WHAT THE EXERCISE ASKS: Please find all lines in the data that hold the string "code" and copy them.
[Start RECORDS TO USE]
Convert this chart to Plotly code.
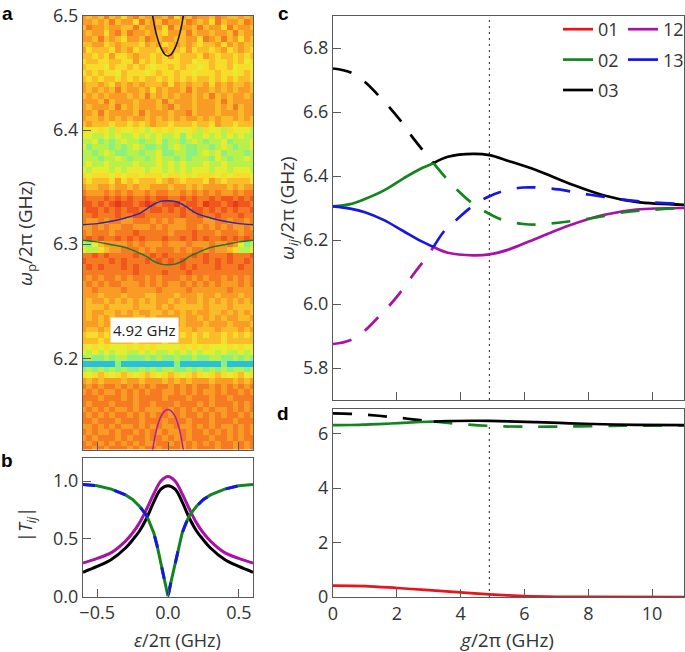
[End RECORDS TO USE]
[Start RECORDS TO USE]
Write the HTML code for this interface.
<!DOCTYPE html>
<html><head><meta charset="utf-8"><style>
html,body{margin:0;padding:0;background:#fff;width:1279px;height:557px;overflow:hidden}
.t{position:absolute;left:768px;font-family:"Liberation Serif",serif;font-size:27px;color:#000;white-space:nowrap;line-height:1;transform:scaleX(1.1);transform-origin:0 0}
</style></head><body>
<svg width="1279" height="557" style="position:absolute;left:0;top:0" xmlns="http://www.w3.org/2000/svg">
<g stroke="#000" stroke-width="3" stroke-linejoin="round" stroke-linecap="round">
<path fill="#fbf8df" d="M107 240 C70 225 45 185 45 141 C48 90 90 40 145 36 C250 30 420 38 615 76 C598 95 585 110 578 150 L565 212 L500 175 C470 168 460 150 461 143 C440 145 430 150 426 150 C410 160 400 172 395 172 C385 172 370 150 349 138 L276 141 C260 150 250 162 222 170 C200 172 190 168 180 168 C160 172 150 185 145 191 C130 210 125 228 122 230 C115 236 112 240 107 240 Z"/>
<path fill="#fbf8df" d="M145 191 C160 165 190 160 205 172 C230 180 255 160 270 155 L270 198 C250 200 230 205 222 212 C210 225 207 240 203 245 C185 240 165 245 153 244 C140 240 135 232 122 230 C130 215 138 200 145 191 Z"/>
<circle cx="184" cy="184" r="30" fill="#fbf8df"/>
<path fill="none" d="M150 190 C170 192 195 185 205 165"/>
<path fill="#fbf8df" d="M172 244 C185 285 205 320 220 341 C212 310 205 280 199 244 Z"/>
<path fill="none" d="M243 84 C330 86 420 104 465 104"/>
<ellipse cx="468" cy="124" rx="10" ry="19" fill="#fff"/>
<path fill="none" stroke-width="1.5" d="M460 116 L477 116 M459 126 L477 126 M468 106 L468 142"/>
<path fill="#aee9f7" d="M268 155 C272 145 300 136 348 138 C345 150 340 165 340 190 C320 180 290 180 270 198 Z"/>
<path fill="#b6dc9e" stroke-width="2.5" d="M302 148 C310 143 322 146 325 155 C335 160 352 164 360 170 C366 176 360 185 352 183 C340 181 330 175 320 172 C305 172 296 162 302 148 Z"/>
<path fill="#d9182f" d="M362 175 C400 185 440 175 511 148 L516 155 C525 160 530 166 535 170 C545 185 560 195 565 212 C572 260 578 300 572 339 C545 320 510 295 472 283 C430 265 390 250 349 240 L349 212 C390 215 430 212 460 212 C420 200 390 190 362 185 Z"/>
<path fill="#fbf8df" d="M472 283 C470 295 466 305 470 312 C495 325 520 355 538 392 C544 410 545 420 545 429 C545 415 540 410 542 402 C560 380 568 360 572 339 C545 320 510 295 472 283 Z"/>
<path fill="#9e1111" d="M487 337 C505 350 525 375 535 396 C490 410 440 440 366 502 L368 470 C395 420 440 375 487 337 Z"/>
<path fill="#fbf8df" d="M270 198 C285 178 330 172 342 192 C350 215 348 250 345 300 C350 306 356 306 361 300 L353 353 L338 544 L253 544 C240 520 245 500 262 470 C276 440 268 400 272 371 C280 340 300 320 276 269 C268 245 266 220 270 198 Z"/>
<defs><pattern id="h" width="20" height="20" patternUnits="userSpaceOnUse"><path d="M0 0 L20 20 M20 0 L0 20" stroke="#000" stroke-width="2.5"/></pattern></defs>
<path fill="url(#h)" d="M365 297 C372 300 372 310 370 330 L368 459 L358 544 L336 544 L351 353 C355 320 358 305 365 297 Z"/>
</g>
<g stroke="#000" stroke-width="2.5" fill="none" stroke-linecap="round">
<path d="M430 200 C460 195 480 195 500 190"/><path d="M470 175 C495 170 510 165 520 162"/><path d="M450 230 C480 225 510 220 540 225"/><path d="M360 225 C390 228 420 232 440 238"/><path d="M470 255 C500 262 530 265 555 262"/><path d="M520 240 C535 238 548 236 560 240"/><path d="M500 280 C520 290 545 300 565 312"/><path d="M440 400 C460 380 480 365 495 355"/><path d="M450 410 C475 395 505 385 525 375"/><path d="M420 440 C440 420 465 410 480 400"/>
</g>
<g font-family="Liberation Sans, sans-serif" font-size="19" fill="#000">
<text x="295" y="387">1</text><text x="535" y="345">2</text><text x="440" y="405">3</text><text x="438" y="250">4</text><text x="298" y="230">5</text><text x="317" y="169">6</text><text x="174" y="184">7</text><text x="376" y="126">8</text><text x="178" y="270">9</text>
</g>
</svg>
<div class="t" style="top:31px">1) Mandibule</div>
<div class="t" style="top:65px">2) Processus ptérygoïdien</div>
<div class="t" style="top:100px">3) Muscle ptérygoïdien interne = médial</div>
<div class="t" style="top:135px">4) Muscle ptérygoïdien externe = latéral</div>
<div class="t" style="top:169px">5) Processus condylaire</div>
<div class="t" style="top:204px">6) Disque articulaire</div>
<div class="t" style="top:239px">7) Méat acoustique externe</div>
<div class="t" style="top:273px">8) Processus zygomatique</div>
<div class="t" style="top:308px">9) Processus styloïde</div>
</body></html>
[End RECORDS TO USE]
FINISHED EXERCISE:
Convert this chart to Plotly code.
Write the HTML code for this interface.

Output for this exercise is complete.